La negación de una ley moral, sobre todo de la primera, tiene un efecto negativo inmediato en el entendimiento: oscurece la luz natural de la razón. La verdad es luz del entendimiento, y negar una verdad es como apagar un foco de luz, oscurecer en cierta medida la luz de la razón, restar agudeza a la visión en general. Ya todo se ve peor. Porque entre las verdades hay una coherencia íntima, una conexión profunda por la cual se iluminan unas a otras. De modo que negar una verdad, es disponerse a negar otras muchas.
Como consecuencia, debido a las implicaciones mutuas entre inteligencia y voluntad (cfr. A. Orozco, La libertad en el pensamiento, Madrid 1977, parte III), la debilidad de la mente redunda en flaqueza del querer. El defecto del entendimiento conlleva la disminución de la energía original de la libre voluntad.

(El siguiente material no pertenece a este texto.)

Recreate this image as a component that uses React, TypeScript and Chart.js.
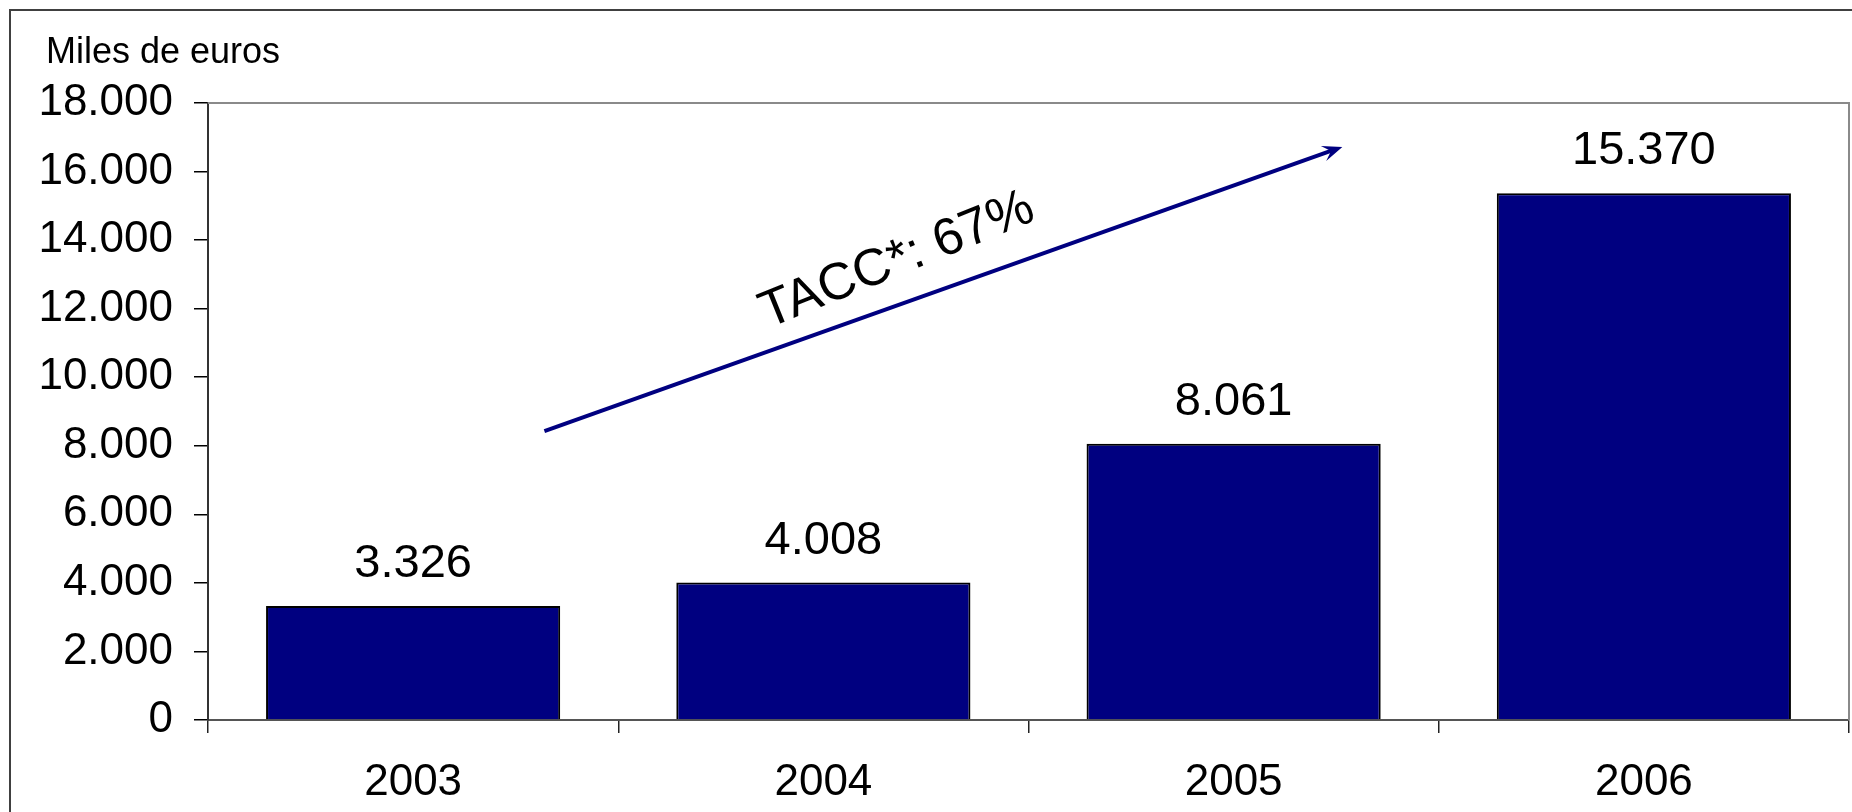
import React, { useEffect, useRef } from 'react';
import { Chart, registerables } from 'chart.js';

Chart.register(...registerables);

// ---- data ----
const categories = ['2003', '2004', '2005', '2006'];
const values = [3326, 4008, 8061, 15370];
const valueLabels = ['3.326', '4.008', '8.061', '15.370'];
const yTicks = [0, 2000, 4000, 6000, 8000, 10000, 12000, 14000, 16000, 18000];
const yTickLabels = ['0', '2.000', '4.000', '6.000', '8.000', '10.000', '12.000', '14.000', '16.000', '18.000'];
const unitLabel = 'Miles de euros';
const growthLabel = 'TACC*: 67%';
// arrow annotation in data space (x = category index, y = value)
const arrowFrom = [0.32, 8430];
const arrowTo = [2.265, 16720];
const growthLabelAt = [1.18, 13400];

const FONT = '"Liberation Sans", Arial, Helvetica, sans-serif';
const NAVY = '#000080';

const decorPlugin = {
  id: 'decor',
  beforeDraw(chart: any) {
    const ctx = chart.ctx;
    ctx.save();
    ctx.fillStyle = '#fff';
    ctx.fillRect(0, 0, chart.width, chart.height);
    // outer frame (left + top)
    ctx.strokeStyle = '#404040';
    ctx.lineWidth = 2;
    ctx.beginPath();
    ctx.moveTo(10, chart.height + 5);
    ctx.lineTo(10, 10);
    ctx.lineTo(chart.width + 5, 10);
    ctx.stroke();
    // unit label
    ctx.fillStyle = '#000';
    ctx.font = `36px ${FONT}`;
    ctx.textAlign = 'left';
    ctx.textBaseline = 'alphabetic';
    ctx.fillText(unitLabel, 46, 63);
    ctx.restore();
  },
  afterDatasetsDraw(chart: any) {
    const ctx = chart.ctx;
    const xs = chart.scales.x;
    const ys = chart.scales.y;
    const area = chart.chartArea;
    ctx.save();
    // plot border top and right
    ctx.strokeStyle = '#8a8a8a';
    ctx.lineWidth = 2;
    ctx.beginPath();
    ctx.moveTo(area.left, area.top);
    ctx.lineTo(area.right, area.top);
    ctx.lineTo(area.right, area.bottom);
    ctx.stroke();

    // value labels
    const meta = chart.getDatasetMeta(0);
    ctx.fillStyle = '#000';
    ctx.font = `47px ${FONT}`;
    ctx.textAlign = 'center';
    ctx.textBaseline = 'alphabetic';
    meta.data.forEach((bar: any, i: number) => {
      ctx.fillText(valueLabels[i], bar.x, bar.y - 29);
    });

    // arrow
    const x0 = xs.getPixelForValue(arrowFrom[0]);
    const y0 = ys.getPixelForValue(arrowFrom[1]);
    const x1 = xs.getPixelForValue(arrowTo[0]);
    const y1 = ys.getPixelForValue(arrowTo[1]);
    const a = Math.atan2(y1 - y0, x1 - x0);
    const len = 20;
    const hw = 8;
    ctx.strokeStyle = NAVY;
    ctx.fillStyle = NAVY;
    ctx.lineWidth = 4;
    ctx.beginPath();
    ctx.moveTo(x0, y0);
    ctx.lineTo(x1 - Math.cos(a) * 10, y1 - Math.sin(a) * 10);
    ctx.stroke();
    const bx = x1 - Math.cos(a) * len;
    const by = y1 - Math.sin(a) * len;
    const nx = -Math.sin(a);
    const ny = Math.cos(a);
    const ix = x1 - Math.cos(a) * len * 0.6;
    const iy = y1 - Math.sin(a) * len * 0.6;
    ctx.beginPath();
    ctx.moveTo(x1, y1);
    ctx.lineTo(bx + nx * hw, by + ny * hw);
    ctx.lineTo(ix, iy);
    ctx.lineTo(bx - nx * hw, by - ny * hw);
    ctx.closePath();
    ctx.fill();

    // growth label
    const tx = xs.getPixelForValue(growthLabelAt[0]);
    const ty = ys.getPixelForValue(growthLabelAt[1]);
    ctx.translate(tx, ty);
    ctx.rotate((-22 * Math.PI) / 180);
    ctx.fillStyle = '#000';
    ctx.font = `52px ${FONT}`;
    ctx.textAlign = 'center';
    ctx.textBaseline = 'middle';
    ctx.fillText(growthLabel, 0, 0);
    ctx.restore();
  },
};

export default function App() {
  const ref = useRef<HTMLCanvasElement | null>(null);
  useEffect(() => {
    if (!ref.current) return;
    const chart = new Chart(ref.current, {
      type: 'bar',
      data: {
        labels: categories,
        datasets: [
          {
            data: values,
            backgroundColor: NAVY,
            borderColor: '#000',
            borderWidth: 2,
            barPercentage: 0.717,
            categoryPercentage: 1,
          },
        ],
      },
      options: {
        animation: false,
        responsive: false,
        maintainAspectRatio: false,
        devicePixelRatio: 1,
        layout: { padding: { top: 103, right: 3, left: 0, bottom: 0 } },
        plugins: {
          legend: { display: false },
          tooltip: { enabled: false },
          title: { display: false },
        },
        scales: {
          x: {
            offset: true,
            grid: {
              offset: true,
              drawOnChartArea: false,
              drawTicks: true,
              tickLength: 13,
              color: '#222',
              lineWidth: 1.5,
            },
            border: { display: true, color: '#555', width: 2 },
            ticks: {
              color: '#000',
              font: { family: FONT, size: 44 },
              padding: 23,
              maxRotation: 0,
            },
            afterFit: (s: any) => {
              s.height = 92;
            },
          },
          y: {
            min: 0,
            max: 18000,
            grid: {
              drawOnChartArea: false,
              drawTicks: true,
              tickLength: 14,
              color: '#000',
              lineWidth: 1.5,
            },
            border: { display: true, color: '#333', width: 2 },
            ticks: {
              stepSize: 2000,
              color: '#000',
              font: { family: FONT, size: 44 },
              padding: 21,
              callback: (v: any) => {
                const i = yTicks.indexOf(Number(v));
                return i >= 0 ? yTickLabels[i] : '';
              },
            },
            afterFit: (s: any) => {
              s.width = 208;
            },
          },
        },
      },
      plugins: [decorPlugin],
    });
    return () => chart.destroy();
  }, []);
  return (
    <div style={{ position: 'absolute', left: 0, top: 0, width: 1852, height: 812, background: '#fff' }}>
      <canvas ref={ref} width={1852} height={812} style={{ display: 'block', width: 1852, height: 812 }} />
    </div>
  );
}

En cambio, tanto más libre seré cuanto más acierte en la elección de los verdaderos bienes, los que conducen al Bien Sumo.

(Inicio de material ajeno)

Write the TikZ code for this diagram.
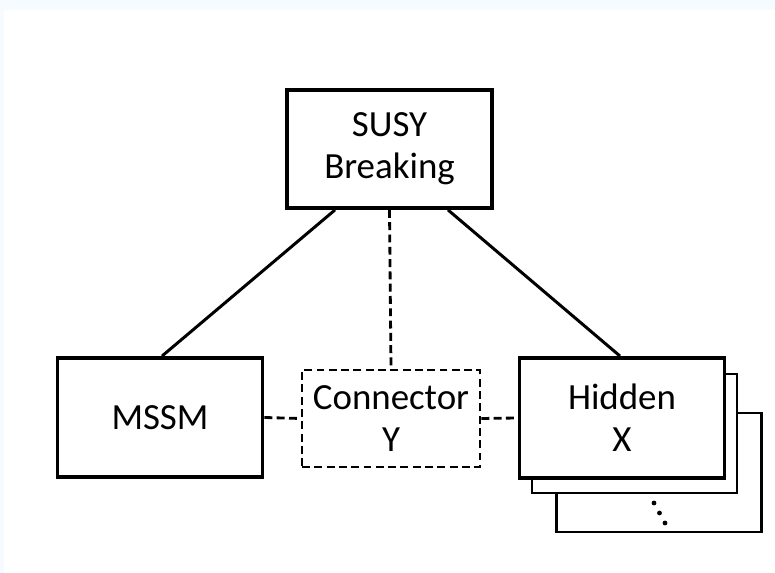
\documentclass[tikz,border=0pt]{standalone}
\usepackage{fontspec}
\setmainfont{Carlito}
\usepackage{xcolor}
\usepackage{tikz}
\definecolor{edgetint}{RGB}{246,251,255}

\begin{document}
\begin{tikzpicture}[x=0.02cm, y=-0.02cm,
			% Define the style for the nodes
			every node/.style={font=\fontsize{21}{24}\selectfont, align=center, inner sep=0pt},
			box/.style={draw, line width=2.2pt, fill=white, minimum width=4.1cm, minimum height=2.38cm},
			backbox/.style={draw, line width=1.2pt, fill=white, minimum width=4.1cm, minimum height=2.38cm},
			link/.style={line width=1.7pt},
			dlink/.style={line width=1.6pt, dash pattern=on 4.5pt off 2.5pt}
			]

			% faint frame of the page
			\fill[edgetint] (0,0) rectangle (775,573);
			\fill[white] (4,10) rectangle (775,573);
			\useasboundingbox (0,0) rectangle (775,573);

			\node (susy) at (389.5, 149) [box, minimum height=2.36cm] {SUSY\\Breaking};
			\node (mssm) at (160, 417.5) [box] {MSSM};
			\node (back2) at (659, 472.5) [backbox] {};
			\node (back1) at (634.5, 433.5) [backbox] {};
			\node (hidden) at (622, 418) [box, minimum height=2.4cm] {Hidden\\X};
			\node (conn) at (391, 418.5) [draw, dlink, minimum width=3.56cm, minimum height=1.94cm] {Connector\\Y};

			\draw[link] ([xshift=-1.09cm]susy.south) -- ([xshift=0.04cm]mssm.north);
			\draw[link] ([xshift=1.17cm]susy.south) -- ([xshift=-0.04cm]hidden.north);

			\draw[dlink] (susy.south) -- (conn.north);
			\draw[dlink] (mssm.east) -- (conn.west);
			\draw[dlink] (conn.east) -- (hidden.west);

			\foreach \px/\py in {654/503, 659.5/513, 665/523}
				\fill (\px,\py) circle (2.4);

		\end{tikzpicture}
\end{document}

Es muy de agradecer que el Papa Juan Pablo II haya ofrecido al mundo un documento de la máxima importancia, la encíclica Veritatis Splendor, donde se habla para nuestro tiempo de las relaciones tan íntimas e insoslayables entre libertad, conciencia, verdad, bien, ley moral y felicidad. Todas esas realidades que constituyen el ámbito propio de la persona y la razón de su dignidad.